The Common Agricultural Policy (CAP) is the agricultural policy of the European Union. Following the devastation of the Second world war, the six countries, the founding members called the European community – Belgium, France, Italy, Luxembourg, Netherlands and West Germany stepped up initiatives to revise the social and economic fabric of the nations together. It was created in 1962 and is the longest-serving EU policy. The CAP was a cornerstone of the European Economic Community (EEC) established by the 1957 Treaty of Rome.
Its main objective:
- Increase agricultural productivity
- Ensure fair standard of living for the agricultural community
- Provide stabilized market
- Provide certainty of food supplies
- Ensure those supplies reach consumers at fair prices
- Provide affordable, safe and high-quality food for EU citizens
- Preserve natural resources and respect the environment
The EU's common agricultural policy is a set of laws adopted by the EU to provide a common, unified policy on agriculture. Its origin is to be found in Article 38(1) of the Treaty on the Functioning of the European Union:
“The Union shall define and implement a common agriculture and fisheries policy. The internal market shall extend to agriculture, fisheries and trade in agricultural products.”

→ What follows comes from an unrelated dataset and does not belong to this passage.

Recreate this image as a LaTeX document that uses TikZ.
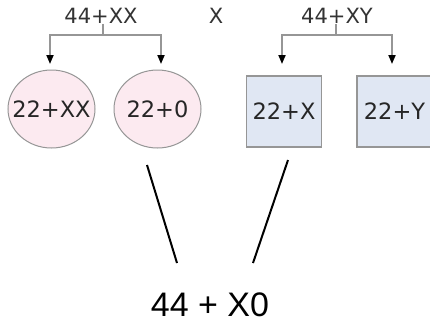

On 2 December, 2021, the agreement on reforms of CAP was formally adopted. The new common agricultural policy of 2023-27 will be the key to securing the future of agriculture and forestry, as well as achieving the objectives of the European Green Deal. It will seek to ensure a sustainable future for European farmers, provide more targeted support to smaller farms, and allow greater flexibility for EU countries to adapt measures to local conditions. It shall be more focused on :
National strategic plans
Each EU country will design a national CAP strategic plan, combining funding for income support, rural development, and market measures. When designing their strategic plans, EU countries will contribute to the ten specific objectives through a toolbox of broad policy measures provided by the Commission, which can be shaped around national needs and capabilities.
Focus on performance and results
CAP legislation lays down a common set of indicators as part of a new performance, monitoring and evaluation framework. The indicators will be monitored through annual performance reports and a biannual review of the performance of CAP strategic plans to assess the progress of EU countries in reaching their targets and the objectives of the CAP.
Some of the key reforms are:
- CAP strategic plan will be more contributed to environmental and climate green deals. Every farm of at least 3% of arable lands will be dedicated to biodiversity and non-productive elements. Wetlands and peatlands will also be protected. One third of the budget shall be allocated for eco-schemes, rural development, operational programmes, focusing on climate, environment, and biodiversity.
- The new CAP shall support re-distributed income support tool with its direct payment. Focus on an active system of farmers and the young famers, improve the working conditions, converge payment more within the individual EU countries and between EU countries and encourage increased participation of women farmers.
- Strengthen a competitive market for the farmers with an amount reserved for the crisis amounting to 450 million euros per year.
- Increased support on advanced research, knowledge-sharing, and innovation. For this Commission has proposed to set aside €10 billion from the Horizon Europe programme for projects relating to food, farming, rural development and the bioeconomy.
The reformed CAP will benefit from this increased investment, incorporating stronger Agricultural Knowledge and Innovation Systems (AKIS) to boost the development of innovation projects, disseminate their results, and encourage their use as widely as possible.